Given instruction: With the pictures left out, copy the listing below exactly.

===============

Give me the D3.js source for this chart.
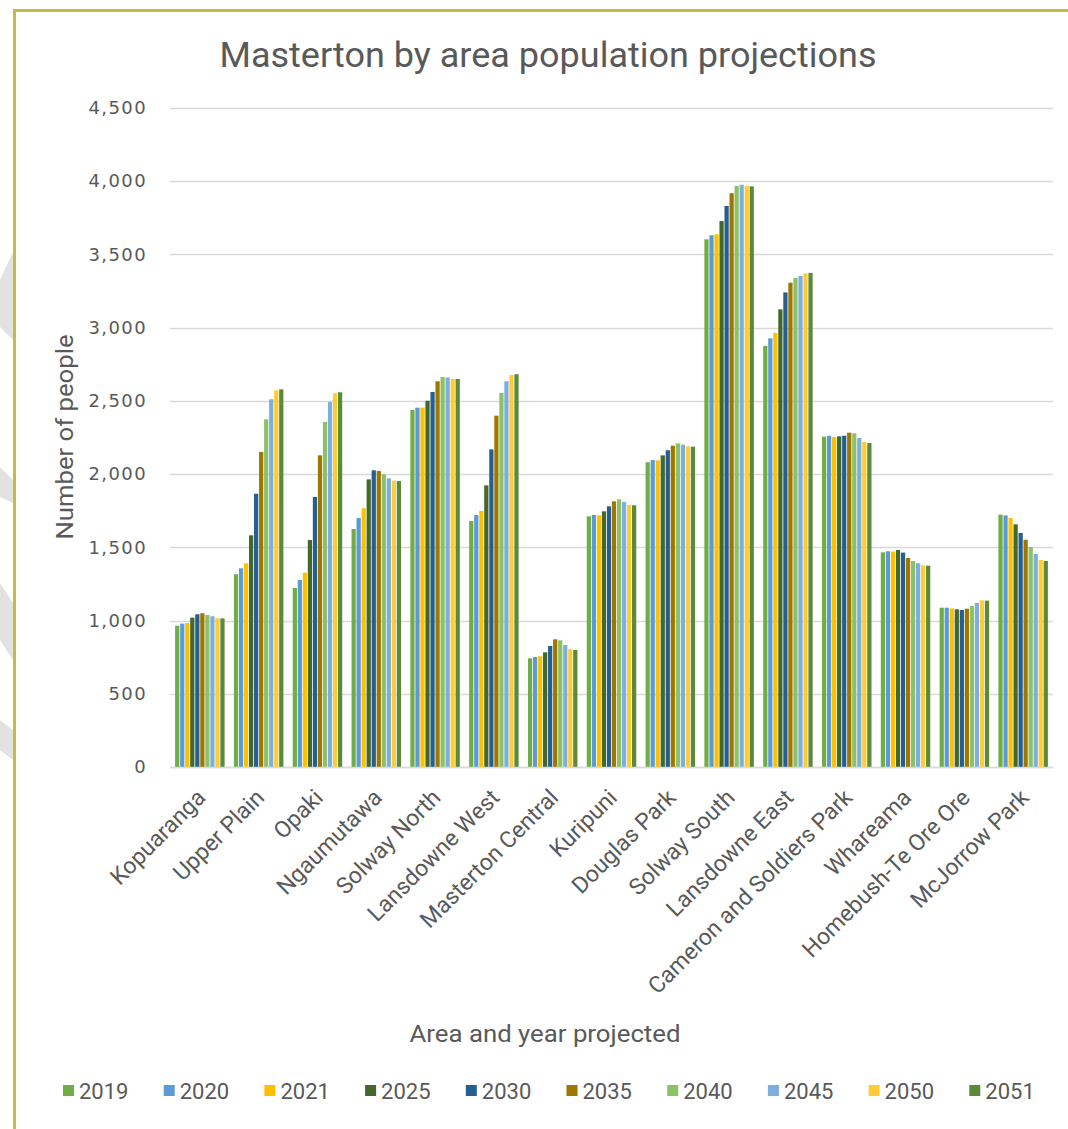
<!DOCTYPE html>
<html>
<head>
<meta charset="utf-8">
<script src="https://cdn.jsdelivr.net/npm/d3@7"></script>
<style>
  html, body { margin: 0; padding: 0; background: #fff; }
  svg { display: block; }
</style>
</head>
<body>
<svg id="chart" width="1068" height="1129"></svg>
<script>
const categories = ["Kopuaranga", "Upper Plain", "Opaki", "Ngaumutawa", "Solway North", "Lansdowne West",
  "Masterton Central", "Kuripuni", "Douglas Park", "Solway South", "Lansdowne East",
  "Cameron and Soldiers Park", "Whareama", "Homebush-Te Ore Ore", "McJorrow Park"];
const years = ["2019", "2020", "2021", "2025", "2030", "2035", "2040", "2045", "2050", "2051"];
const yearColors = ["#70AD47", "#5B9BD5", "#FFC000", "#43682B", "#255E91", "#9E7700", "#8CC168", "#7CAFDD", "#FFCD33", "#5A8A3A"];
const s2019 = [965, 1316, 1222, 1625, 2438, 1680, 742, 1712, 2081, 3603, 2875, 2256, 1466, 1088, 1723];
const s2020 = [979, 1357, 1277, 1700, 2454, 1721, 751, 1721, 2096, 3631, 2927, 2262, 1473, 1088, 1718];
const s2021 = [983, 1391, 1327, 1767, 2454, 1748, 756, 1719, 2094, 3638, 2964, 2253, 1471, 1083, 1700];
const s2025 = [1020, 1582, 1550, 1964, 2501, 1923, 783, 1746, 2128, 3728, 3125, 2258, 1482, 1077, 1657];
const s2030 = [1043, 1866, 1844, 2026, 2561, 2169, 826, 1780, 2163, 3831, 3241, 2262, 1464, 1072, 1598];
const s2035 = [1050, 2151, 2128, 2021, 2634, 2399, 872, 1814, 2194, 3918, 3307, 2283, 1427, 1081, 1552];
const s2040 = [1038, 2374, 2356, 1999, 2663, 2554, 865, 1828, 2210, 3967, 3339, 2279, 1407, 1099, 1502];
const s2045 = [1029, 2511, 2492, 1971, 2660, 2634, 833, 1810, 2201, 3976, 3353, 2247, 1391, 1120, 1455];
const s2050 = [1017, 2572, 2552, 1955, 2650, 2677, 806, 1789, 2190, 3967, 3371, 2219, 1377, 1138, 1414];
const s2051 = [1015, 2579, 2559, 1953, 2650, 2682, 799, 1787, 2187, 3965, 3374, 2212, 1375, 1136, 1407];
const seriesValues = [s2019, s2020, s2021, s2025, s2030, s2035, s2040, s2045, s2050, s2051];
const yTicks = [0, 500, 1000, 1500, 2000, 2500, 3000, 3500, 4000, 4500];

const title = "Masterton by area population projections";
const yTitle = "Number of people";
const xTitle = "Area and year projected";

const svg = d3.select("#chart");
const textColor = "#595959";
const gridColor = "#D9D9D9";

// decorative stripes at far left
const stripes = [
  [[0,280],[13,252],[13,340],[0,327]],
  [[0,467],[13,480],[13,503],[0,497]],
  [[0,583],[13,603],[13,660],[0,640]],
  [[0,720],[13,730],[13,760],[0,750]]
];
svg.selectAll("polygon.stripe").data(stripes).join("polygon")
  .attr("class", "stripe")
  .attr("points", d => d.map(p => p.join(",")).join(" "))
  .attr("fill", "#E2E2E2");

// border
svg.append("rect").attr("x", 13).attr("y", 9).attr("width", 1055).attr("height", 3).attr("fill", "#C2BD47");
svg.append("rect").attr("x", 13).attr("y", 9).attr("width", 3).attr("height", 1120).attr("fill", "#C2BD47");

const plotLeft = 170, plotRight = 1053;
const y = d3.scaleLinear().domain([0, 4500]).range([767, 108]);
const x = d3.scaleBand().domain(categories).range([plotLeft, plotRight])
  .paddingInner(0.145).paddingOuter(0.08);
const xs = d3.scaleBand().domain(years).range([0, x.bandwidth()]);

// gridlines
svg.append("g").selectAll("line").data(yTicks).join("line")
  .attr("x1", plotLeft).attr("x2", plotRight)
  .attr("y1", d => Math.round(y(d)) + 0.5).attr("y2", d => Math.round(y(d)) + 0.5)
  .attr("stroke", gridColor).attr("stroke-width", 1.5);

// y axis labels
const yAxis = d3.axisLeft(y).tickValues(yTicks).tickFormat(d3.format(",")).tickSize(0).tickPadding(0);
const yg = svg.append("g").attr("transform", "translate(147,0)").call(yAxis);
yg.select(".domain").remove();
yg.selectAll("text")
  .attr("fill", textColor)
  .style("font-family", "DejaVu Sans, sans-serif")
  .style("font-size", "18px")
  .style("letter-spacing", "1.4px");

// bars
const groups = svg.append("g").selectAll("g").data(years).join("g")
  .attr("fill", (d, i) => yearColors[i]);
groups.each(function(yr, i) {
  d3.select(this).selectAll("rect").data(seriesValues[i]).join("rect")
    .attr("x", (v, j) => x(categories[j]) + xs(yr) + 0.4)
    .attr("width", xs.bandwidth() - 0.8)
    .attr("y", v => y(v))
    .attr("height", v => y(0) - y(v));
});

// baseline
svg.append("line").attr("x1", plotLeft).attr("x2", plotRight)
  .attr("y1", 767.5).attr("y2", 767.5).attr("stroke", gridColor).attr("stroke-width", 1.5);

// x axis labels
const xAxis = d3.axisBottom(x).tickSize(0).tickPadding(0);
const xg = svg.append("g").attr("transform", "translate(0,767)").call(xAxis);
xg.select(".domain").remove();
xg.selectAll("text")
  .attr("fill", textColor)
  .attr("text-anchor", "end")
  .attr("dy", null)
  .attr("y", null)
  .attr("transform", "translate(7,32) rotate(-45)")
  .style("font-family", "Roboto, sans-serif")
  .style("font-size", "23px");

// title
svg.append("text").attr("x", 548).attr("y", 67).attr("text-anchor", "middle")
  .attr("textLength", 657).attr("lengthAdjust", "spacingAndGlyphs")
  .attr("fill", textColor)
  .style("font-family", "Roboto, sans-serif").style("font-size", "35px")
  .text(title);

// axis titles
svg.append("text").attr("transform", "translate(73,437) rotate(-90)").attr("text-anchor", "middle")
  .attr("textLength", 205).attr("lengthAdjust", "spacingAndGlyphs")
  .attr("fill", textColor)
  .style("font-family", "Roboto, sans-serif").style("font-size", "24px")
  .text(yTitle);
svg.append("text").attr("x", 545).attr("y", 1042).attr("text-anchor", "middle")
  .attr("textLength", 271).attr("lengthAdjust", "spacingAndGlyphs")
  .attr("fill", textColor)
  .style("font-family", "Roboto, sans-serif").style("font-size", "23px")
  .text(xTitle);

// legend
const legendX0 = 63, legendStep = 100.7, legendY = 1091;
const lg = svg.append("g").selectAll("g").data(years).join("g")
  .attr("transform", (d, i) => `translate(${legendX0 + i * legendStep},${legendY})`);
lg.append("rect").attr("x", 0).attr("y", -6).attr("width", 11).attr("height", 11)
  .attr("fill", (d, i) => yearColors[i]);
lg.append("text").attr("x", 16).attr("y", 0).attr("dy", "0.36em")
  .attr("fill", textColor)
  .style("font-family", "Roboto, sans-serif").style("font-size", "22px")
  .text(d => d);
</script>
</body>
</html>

===============

The completed task:
Give me the D3.js source for this chart.
<!DOCTYPE html>
<html>
<head>
<meta charset="utf-8">
<script src="https://cdn.jsdelivr.net/npm/d3@7"></script>
<style>
  html, body { margin: 0; padding: 0; background: #fff; }
  svg { display: block; }
</style>
</head>
<body>
<svg id="chart" width="1068" height="1129"></svg>
<script>
const categories = ["Kopuaranga", "Upper Plain", "Opaki", "Ngaumutawa", "Solway North", "Lansdowne West",
  "Masterton Central", "Kuripuni", "Douglas Park", "Solway South", "Lansdowne East",
  "Cameron and Soldiers Park", "Whareama", "Homebush-Te Ore Ore", "McJorrow Park"];
const years = ["2019", "2020", "2021", "2025", "2030", "2035", "2040", "2045", "2050", "2051"];
const yearColors = ["#70AD47", "#5B9BD5", "#FFC000", "#43682B", "#255E91", "#9E7700", "#8CC168", "#7CAFDD", "#FFCD33", "#5A8A3A"];
const s2019 = [965, 1316, 1222, 1625, 2438, 1680, 742, 1712, 2081, 3603, 2875, 2256, 1466, 1088, 1723];
const s2020 = [979, 1357, 1277, 1700, 2454, 1721, 751, 1721, 2096, 3631, 2927, 2262, 1473, 1088, 1718];
const s2021 = [983, 1391, 1327, 1767, 2454, 1748, 756, 1719, 2094, 3638, 2964, 2253, 1471, 1083, 1700];
const s2025 = [1020, 1582, 1550, 1964, 2501, 1923, 783, 1746, 2128, 3728, 3125, 2258, 1482, 1077, 1657];
const s2030 = [1043, 1866, 1844, 2026, 2561, 2169, 826, 1780, 2163, 3831, 3241, 2262, 1464, 1072, 1598];
const s2035 = [1050, 2151, 2128, 2021, 2634, 2399, 872, 1814, 2194, 3918, 3307, 2283, 1427, 1081, 1552];
const s2040 = [1038, 2374, 2356, 1999, 2663, 2554, 865, 1828, 2210, 3967, 3339, 2279, 1407, 1099, 1502];
const s2045 = [1029, 2511, 2492, 1971, 2660, 2634, 833, 1810, 2201, 3976, 3353, 2247, 1391, 1120, 1455];
const s2050 = [1017, 2572, 2552, 1955, 2650, 2677, 806, 1789, 2190, 3967, 3371, 2219, 1377, 1138, 1414];
const s2051 = [1015, 2579, 2559, 1953, 2650, 2682, 799, 1787, 2187, 3965, 3374, 2212, 1375, 1136, 1407];
const seriesValues = [s2019, s2020, s2021, s2025, s2030, s2035, s2040, s2045, s2050, s2051];
const yTicks = [0, 500, 1000, 1500, 2000, 2500, 3000, 3500, 4000, 4500];

const title = "Masterton by area population projections";
const yTitle = "Number of people";
const xTitle = "Area and year projected";

const svg = d3.select("#chart");
const textColor = "#595959";
const gridColor = "#D9D9D9";

// decorative stripes at far left
const stripes = [
  [[0,280],[13,252],[13,340],[0,327]],
  [[0,467],[13,480],[13,503],[0,497]],
  [[0,583],[13,603],[13,660],[0,640]],
  [[0,720],[13,730],[13,760],[0,750]]
];
svg.selectAll("polygon.stripe").data(stripes).join("polygon")
  .attr("class", "stripe")
  .attr("points", d => d.map(p => p.join(",")).join(" "))
  .attr("fill", "#E2E2E2");

// border
svg.append("rect").attr("x", 13).attr("y", 9).attr("width", 1055).attr("height", 3).attr("fill", "#C2BD47");
svg.append("rect").attr("x", 13).attr("y", 9).attr("width", 3).attr("height", 1120).attr("fill", "#C2BD47");

const plotLeft = 170, plotRight = 1053;
const y = d3.scaleLinear().domain([0, 4500]).range([767, 108]);
const x = d3.scaleBand().domain(categories).range([plotLeft, plotRight])
  .paddingInner(0.145).paddingOuter(0.08);
const xs = d3.scaleBand().domain(years).range([0, x.bandwidth()]);

// gridlines
svg.append("g").selectAll("line").data(yTicks).join("line")
  .attr("x1", plotLeft).attr("x2", plotRight)
  .attr("y1", d => Math.round(y(d)) + 0.5).attr("y2", d => Math.round(y(d)) + 0.5)
  .attr("stroke", gridColor).attr("stroke-width", 1.5);

// y axis labels
const yAxis = d3.axisLeft(y).tickValues(yTicks).tickFormat(d3.format(",")).tickSize(0).tickPadding(0);
const yg = svg.append("g").attr("transform", "translate(147,0)").call(yAxis);
yg.select(".domain").remove();
yg.selectAll("text")
  .attr("fill", textColor)
  .style("font-family", "DejaVu Sans, sans-serif")
  .style("font-size", "18px")
  .style("letter-spacing", "1.4px");

// bars
const groups = svg.append("g").selectAll("g").data(years).join("g")
  .attr("fill", (d, i) => yearColors[i]);
groups.each(function(yr, i) {
  d3.select(this).selectAll("rect").data(seriesValues[i]).join("rect")
    .attr("x", (v, j) => x(categories[j]) + xs(yr) + 0.4)
    .attr("width", xs.bandwidth() - 0.8)
    .attr("y", v => y(v))
    .attr("height", v => y(0) - y(v));
});

// baseline
svg.append("line").attr("x1", plotLeft).attr("x2", plotRight)
  .attr("y1", 767.5).attr("y2", 767.5).attr("stroke", gridColor).attr("stroke-width", 1.5);

// x axis labels
const xAxis = d3.axisBottom(x).tickSize(0).tickPadding(0);
const xg = svg.append("g").attr("transform", "translate(0,767)").call(xAxis);
xg.select(".domain").remove();
xg.selectAll("text")
  .attr("fill", textColor)
  .attr("text-anchor", "end")
  .attr("dy", null)
  .attr("y", null)
  .attr("transform", "translate(7,32) rotate(-45)")
  .style("font-family", "Roboto, sans-serif")
  .style("font-size", "23px");

// title
svg.append("text").attr("x", 548).attr("y", 67).attr("text-anchor", "middle")
  .attr("textLength", 657).attr("lengthAdjust", "spacingAndGlyphs")
  .attr("fill", textColor)
  .style("font-family", "Roboto, sans-serif").style("font-size", "35px")
  .text(title);

// axis titles
svg.append("text").attr("transform", "translate(73,437) rotate(-90)").attr("text-anchor", "middle")
  .attr("textLength", 205).attr("lengthAdjust", "spacingAndGlyphs")
  .attr("fill", textColor)
  .style("font-family", "Roboto, sans-serif").style("font-size", "24px")
  .text(yTitle);
svg.append("text").attr("x", 545).attr("y", 1042).attr("text-anchor", "middle")
  .attr("textLength", 271).attr("lengthAdjust", "spacingAndGlyphs")
  .attr("fill", textColor)
  .style("font-family", "Roboto, sans-serif").style("font-size", "23px")
  .text(xTitle);

// legend
const legendX0 = 63, legendStep = 100.7, legendY = 1091;
const lg = svg.append("g").selectAll("g").data(years).join("g")
  .attr("transform", (d, i) => `translate(${legendX0 + i * legendStep},${legendY})`);
lg.append("rect").attr("x", 0).attr("y", -6).attr("width", 11).attr("height", 11)
  .attr("fill", (d, i) => yearColors[i]);
lg.append("text").attr("x", 16).attr("y", 0).attr("dy", "0.36em")
  .attr("fill", textColor)
  .style("font-family", "Roboto, sans-serif").style("font-size", "22px")
  .text(d => d);
</script>
</body>
</html>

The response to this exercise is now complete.